Sentencing, Recorder Stephen Davies said O'Connor had clearly had too much to drink. Mr Hall was smaller than O' Connor and had not done anything to justify the violence dished out to him.

The judge told the defendant if it were not for his previous good character he would almost certainly have been facing jail

Recorder Davies went on: "I have decided I can do justice without imposing a custodial sentence. The offence was not premeditated, did not include kicking and appears to have been genuinely out of character."

He added that since last August, O'Connor had kept out of trouble and had had the case hanging over him. The judge said if the defendant was sent to prison, he may well lose his job. But, he went on: "The courts won't allow people like you to get away this sort of behaviour no matter how out of character."

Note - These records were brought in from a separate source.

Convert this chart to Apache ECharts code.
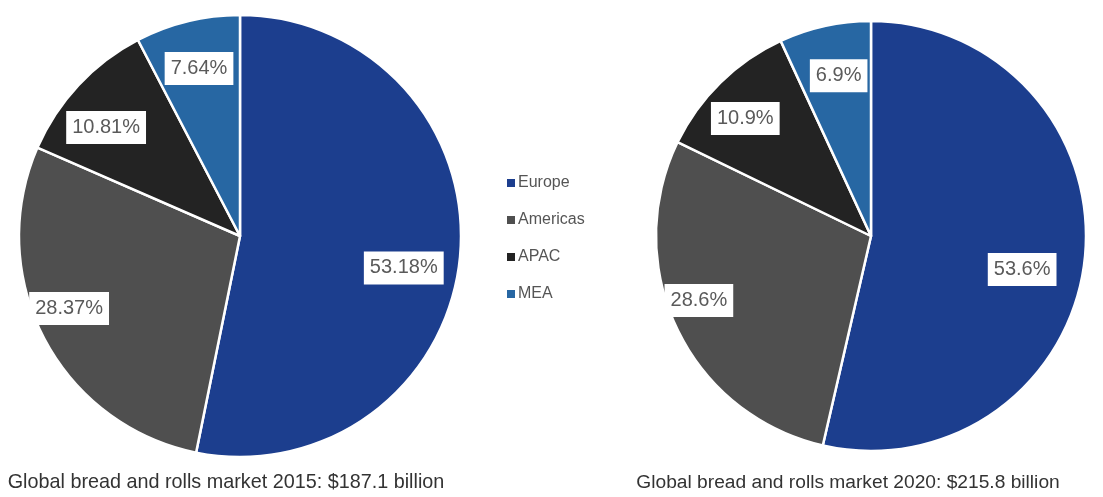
<!DOCTYPE html>
<html>
<head>
<meta charset="utf-8">
<script src="https://cdn.jsdelivr.net/npm/echarts@6/dist/echarts.min.js"></script>
<style>
  html, body { margin: 0; padding: 0; background: #ffffff; }
  #chart { width: 1103px; height: 497px; }
</style>
</head>
<body>
<div id="chart"></div>
<script>
// Regional shares of the global bread and rolls market (percent)
const regions = ['Europe', 'Americas', 'APAC', 'MEA'];
const share2015 = [53.18, 28.37, 10.81, 7.64];
const share2020 = [53.6, 28.6, 10.9, 6.9];
const captions = [
  'Global bread and rolls market 2015: $187.1 billion',
  'Global bread and rolls market 2020: $215.8 billion'
];

const colors = ['#1c3e8e', '#4f4f4f', '#232323', '#2767a3'];
const FONT = '"Liberation Sans", Arial, sans-serif';

// Geometry of each pie; label spots are [fraction of radius, angular shift in degrees]
const pies = [
  { center: [240, 236], radius: 221, values: share2015,
    spots: [[0.755, 5.3], [0.84, 4.5], [0.78, -4], [0.78, 0]] },
  { center: [871, 236], radius: 215, values: share2020,
    spots: [[0.72, 6], [0.855, 5], [0.80, -2.5], [0.76, 1]] }
];

// Mid-angle (degrees clockwise from 12 o'clock) of every slice
function midAngles(values) {
  const total = values.reduce((a, b) => a + b, 0);
  let acc = 0;
  return values.map(v => {
    const start = acc;
    acc += v / total * 360;
    return start + v / total * 180;
  });
}

function placeLabel(params) {
  const pie = pies[params.seriesIndex];
  const mids = midAngles(pie.values);
  const spot = pie.spots[params.dataIndex];
  const a = (mids[params.dataIndex] + spot[1]) * Math.PI / 180;
  const dist = spot[0] * pie.radius;
  const tx = pie.center[0] + dist * Math.sin(a);
  const ty = pie.center[1] - dist * Math.cos(a);
  const r = params.labelRect;
  return { dx: tx - (r.x + r.width / 2), dy: ty - (r.y + r.height / 2) };
}

function pieSeries(pie) {
  return {
    type: 'pie',
    center: pie.center,
    radius: pie.radius,
    startAngle: 90,
    clockwise: true,
    avoidLabelOverlap: false,
    silent: true,
    animation: false,
    emphasis: { disabled: true },
    itemStyle: { borderColor: '#ffffff', borderWidth: 2.5 },
    label: {
      show: true,
      position: 'inside',
      formatter: p => p.value + '%',
      backgroundColor: '#ffffff',
      color: '#5a5a5a',
      fontFamily: FONT,
      fontSize: 20,
      lineHeight: 21,
      padding: [6, 6]
    },
    labelLine: { show: false },
    labelLayout: placeLabel,
    data: regions.map((name, i) => ({ name, value: pie.values[i] }))
  };
}

const chart = echarts.init(document.getElementById('chart'), null, { renderer: 'canvas' });
chart.setOption({
  backgroundColor: '#ffffff',
  color: colors,
  animation: false,
  legend: {
    data: regions,
    orient: 'vertical',
    left: 500,
    top: 170,
    icon: 'rect',
    itemWidth: 10,
    itemHeight: 10,
    itemGap: 21,
    selectedMode: false,
    textStyle: { color: '#555555', fontSize: 16, fontFamily: FONT, padding: [0, 0, 0, -3] }
  },
  series: pies.map(pieSeries),
  graphic: [
    { type: 'text', x: 226, y: 483, silent: true,
      style: { text: captions[0], align: 'center', verticalAlign: 'middle',
               fill: '#333333', fontSize: 19.8, fontFamily: FONT } },
    { type: 'text', x: 848, y: 483, silent: true,
      style: { text: captions[1], align: 'center', verticalAlign: 'middle',
               fill: '#333333', fontSize: 19.2, fontFamily: FONT } }
  ]
});
</script>
</body>
</html>
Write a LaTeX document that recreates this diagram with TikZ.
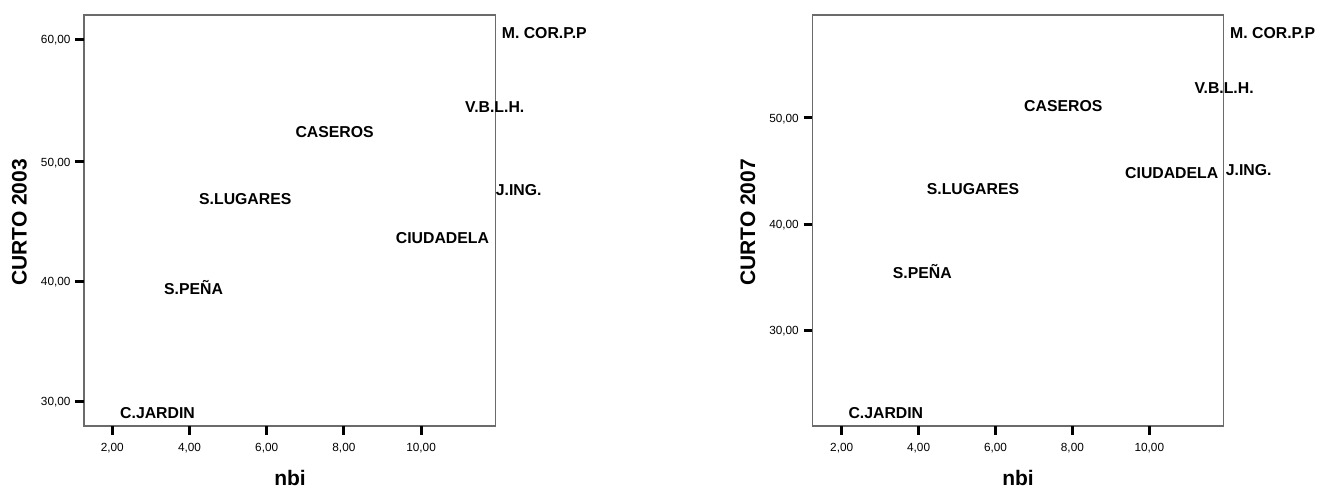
\documentclass[tikz,border=0pt]{standalone}
\usepackage{fontspec}
\setmainfont{Liberation Sans}
\begin{document}
\begin{tikzpicture}[x=1pt,y=-1pt,
  frame/.style={draw=black!58,line width=1.3pt},
  tickmark/.style={draw=black,line width=3pt},
  ticklab/.style={inner sep=0pt,font=\fontsize{11.8}{12}\selectfont},
  datalab/.style={inner sep=0pt,anchor=base west,font=\fontsize{15.8}{16}\selectfont\bfseries},
  axtitle/.style={inner sep=0pt,anchor=base,font=\fontsize{21}{22}\selectfont\bfseries}]
\useasboundingbox (0,0) rectangle (1322,489);
% ---------- left plot ----------
\draw[frame] (84,15) rectangle (495.7,426);
\foreach \v/\y in {60/39.3,50/161.9,40/281.1,30/401}{
  \draw[tickmark] (75,\y) -- (84,\y);
  \node[ticklab,anchor=base east] (ly\v) at (70.7,\y+4.3) {\v,00};
}
\foreach \v/\x in {2/112.3,4/189.5,6/266.7,8/343.9,10/421.1}{
  \draw[tickmark] (\x,426) -- (\x,434.5);
  \node[ticklab,anchor=base] (lx\v) at (\x,451.5) {\v,00};
}
\node[axtitle,rotate=90] (lytitle) at (26.7,222.5) {CURTO 2003};
\node[axtitle] (lxtitle) at (290,485.5) {nbi};
\node[datalab] (lmcor) at (501.7,38.2) {M. COR.P.P};
\node[datalab] (lvblh) at (465,112.8) {V.B.L.H.};
\node[datalab] (lcas) at (295.3,137.2) {CASEROS};
\node[datalab] (lslug) at (199,204.8) {S.LUGARES};
\node[datalab] (ljing) at (495.7,195.5) {J.ING.};
\node[datalab] (lciu) at (395.7,243.8) {CIUDADELA};
\node[datalab] (lspena) at (164,294.8) {S.PEÑA};
\node[datalab] (lcjar) at (120,418.8) {C.JARDIN};
% ---------- right plot ----------
\draw[frame] (812.3,15) rectangle (1223.7,426);
\foreach \v/\y in {50/118,40/224,30/330}{
  \draw[tickmark] (803.5,\y) -- (812.3,\y);
  \node[ticklab,anchor=base east] (ry\v) at (799,\y+4.3) {\v,00};
}
\foreach \v/\x in {2/841.7,4/918.6,6/995.5,8/1072.4,10/1149.3}{
  \draw[tickmark] (\x,426) -- (\x,434.5);
  \node[ticklab,anchor=base] (rx\v) at (\x,451.5) {\v,00};
}
\node[axtitle,rotate=90] (rytitle) at (755,222.5) {CURTO 2007};
\node[axtitle] (rxtitle) at (1018,485.5) {nbi};
\node[datalab] (rmcor) at (1230,38.2) {M. COR.P.P};
\node[datalab] (rvblh) at (1194.3,93.8) {V.B.L.H.};
\node[datalab] (rcas) at (1024,111.5) {CASEROS};
\node[datalab] (rciu) at (1125,178.8) {CIUDADELA};
\node[datalab] (rjing) at (1225.7,175.5) {J.ING.};
\node[datalab] (rslug) at (926.7,194.5) {S.LUGARES};
\node[datalab] (rspena) at (892.7,278.2) {S.PEÑA};
\node[datalab] (rcjar) at (848.3,418.8) {C.JARDIN};
\end{tikzpicture}
\end{document}
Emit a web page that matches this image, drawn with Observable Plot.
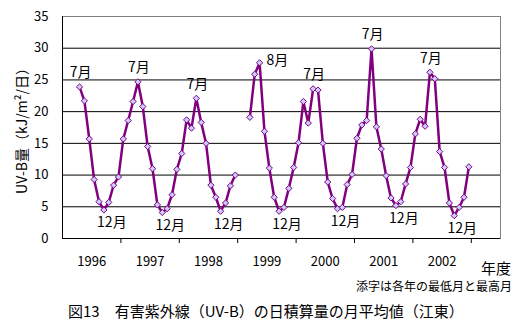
<!DOCTYPE html>
<html>
<head>
<meta charset="utf-8">
<script src="https://cdn.jsdelivr.net/npm/d3@7"></script>
<script src="https://cdn.jsdelivr.net/npm/@observablehq/plot@0.6"></script>
<style>
  html, body { margin: 0; padding: 0; background: #fff; }
  #wrap { position: relative; width: 519px; height: 334px; font-family: "Noto Sans CJK JP", sans-serif; color: #000; }
  #wrap svg { position: absolute; left: 0; top: 0; }
  .txt { position: absolute; white-space: nowrap; line-height: 1; }
  g[aria-label="y-axis label"] text { font-size: 14px; }
</style>
</head>
<body>
<div id="wrap"></div>
<script>
// Fiscal-year months (April..March)
const months = ["4月","5月","6月","7月","8月","9月","10月","11月","12月","1月","2月","3月"];
const years = ["1996","1997","1998","1999","2000","2001","2002"];
// Monthly mean of daily UV-B (kJ/m²/日), fiscal years
const fy1996 = [null, null, null, 23.9, 21.7, 15.7, 9.3, 5.8, 4.5, 5.7, 8.4, 9.7];
const fy1997 = [15.7, 18.6, 21.6, 24.7, 20.8, 14.5, 11.0, 5.3, 4.1, 4.7, 6.9, 10.9];
const fy1998 = [13.4, 18.7, 17.4, 22.1, 18.3, 15.0, 8.4, 6.5, 4.3, 5.6, 8.3, 10.0];
const fy1999 = [null, null, 19.1, 25.9, 27.7, 16.9, 11.1, 6.5, 4.3, 4.9, 7.9, 11.2];
const fy2000 = [15.1, 21.6, 18.2, 23.6, 23.4, 15.0, 8.9, 6.3, 4.7, 4.9, 8.5, 10.1];
const fy2001 = [15.8, 17.9, 18.6, 29.9, 17.6, 14.1, 9.9, 6.4, 5.2, 5.8, 8.6, 11.2];
const fy2002 = [16.5, 18.8, 17.7, 26.2, 25.2, 13.7, 11.2, 5.6, 3.6, 4.9, 6.5, 11.3];
const yTicks = [0, 5, 10, 15, 20, 25, 30, 35];
const yLabel = "UV-B量（kJ/m²/日）";
const xUnit = "年度";
const note = "添字は各年の最低月と最高月";
const title = "図13　有害紫外線（UV-B）の日積算量の月平均値（江東）";

const series = [fy1996, fy1997, fy1998, fy1999, fy2000, fy2001, fy2002];
const nSlots = 90; // category slots on the axis
const rows = series.flatMap((arr, k) => arr.map((v, m) => ({t: k * 12 + m + 0.5, v, fy: years[k], month: months[m]})));
const valid = rows.filter(d => d.v != null);
const peaks = years.map(y => d3.greatest(valid.filter(d => d.fy === y), d => d.v));
const lows = years.map(y => d3.least(valid.filter(d => d.fy === y), d => d.v));
const yearBounds = years.map((y, i) => (i + 1) * 12);
const yearCenters = years.map((y, i) => i * 12 + 6);

const chart = Plot.plot({
  width: 519,
  height: 270,
  marginTop: 16,
  marginBottom: 32,
  marginLeft: 62,
  marginRight: 19,
  style: {fontFamily: "'Noto Sans CJK JP', sans-serif", fontSize: "13px", background: "transparent", overflow: "visible"},
  x: {type: "linear", domain: [0, nSlots], label: null},
  y: {domain: [0, 35], label: null},
  marks: [
    Plot.gridY(yTicks.filter(t => t > 0 && t < 35), {stroke: "#000", strokeOpacity: 1}),
    Plot.frame({stroke: "#808080"}),
    Plot.ruleY([0], {stroke: "#000"}),
    Plot.ruleX([0], {stroke: "#000"}),
    Plot.axisY({ticks: yTicks, tickSize: 0, tickPadding: 14, fontSize: 13, label: yLabel, labelAnchor: "center", labelOffset: 45, labelArrow: "none"}),
    Plot.axisX({ticks: yearBounds, tickSize: 5, tickFormat: () => "", label: null, stroke: "#000"}),
    Plot.axisX({ticks: yearCenters, tickSize: 0, tickPadding: 18, fontSize: 13, tickFormat: (d, i) => years[i], label: null}),
    Plot.line(rows, {x: "t", y: "v", stroke: "#800080", strokeWidth: 2.5}),
    Plot.dot(valid, {x: "t", y: "v", symbol: "diamond2", r: 2.8, fill: "#CCCCFF", stroke: "#800080", strokeWidth: 1}),
    Plot.text(peaks.filter(d => d.month !== "8月"), {x: "t", y: "v", text: "month", dy: -14, dx: 1, fontSize: 14}),
    Plot.text(peaks.filter(d => d.month === "8月"), {x: "t", y: "v", text: "month", dy: -2, dx: 7, textAnchor: "start", fontSize: 14}),
    Plot.text(lows, {x: "t", y: "v", text: "month", dy: 13, dx: 8, fontSize: 14})
  ]
});

const wrap = document.getElementById("wrap");
wrap.appendChild(chart);
function addText(txt, css) {
  const d = document.createElement("div");
  d.className = "txt";
  d.textContent = txt;
  Object.assign(d.style, css);
  wrap.appendChild(d);
}
addText(xUnit, {right: "8px", top: "260px", fontSize: "15px"});
addText(note, {right: "7px", top: "280px", fontSize: "12px"});
addText(title, {left: "68px", top: "303px", fontSize: "15px"});
</script>
</body>
</html>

O' Connor had come across Mr Hall at Marios takeaway in Bacup and decided he was "going to have a go."

David Temkin, defending, said O' Connor did not go out looking for trouble that night and the offence was out of character. He expressed remorse.

The defendant, of Waterside Terrace, Bacup, was given 160 hours' community punishment and ordered to pay £1,000 in compensation and costs. He had no previous convictions.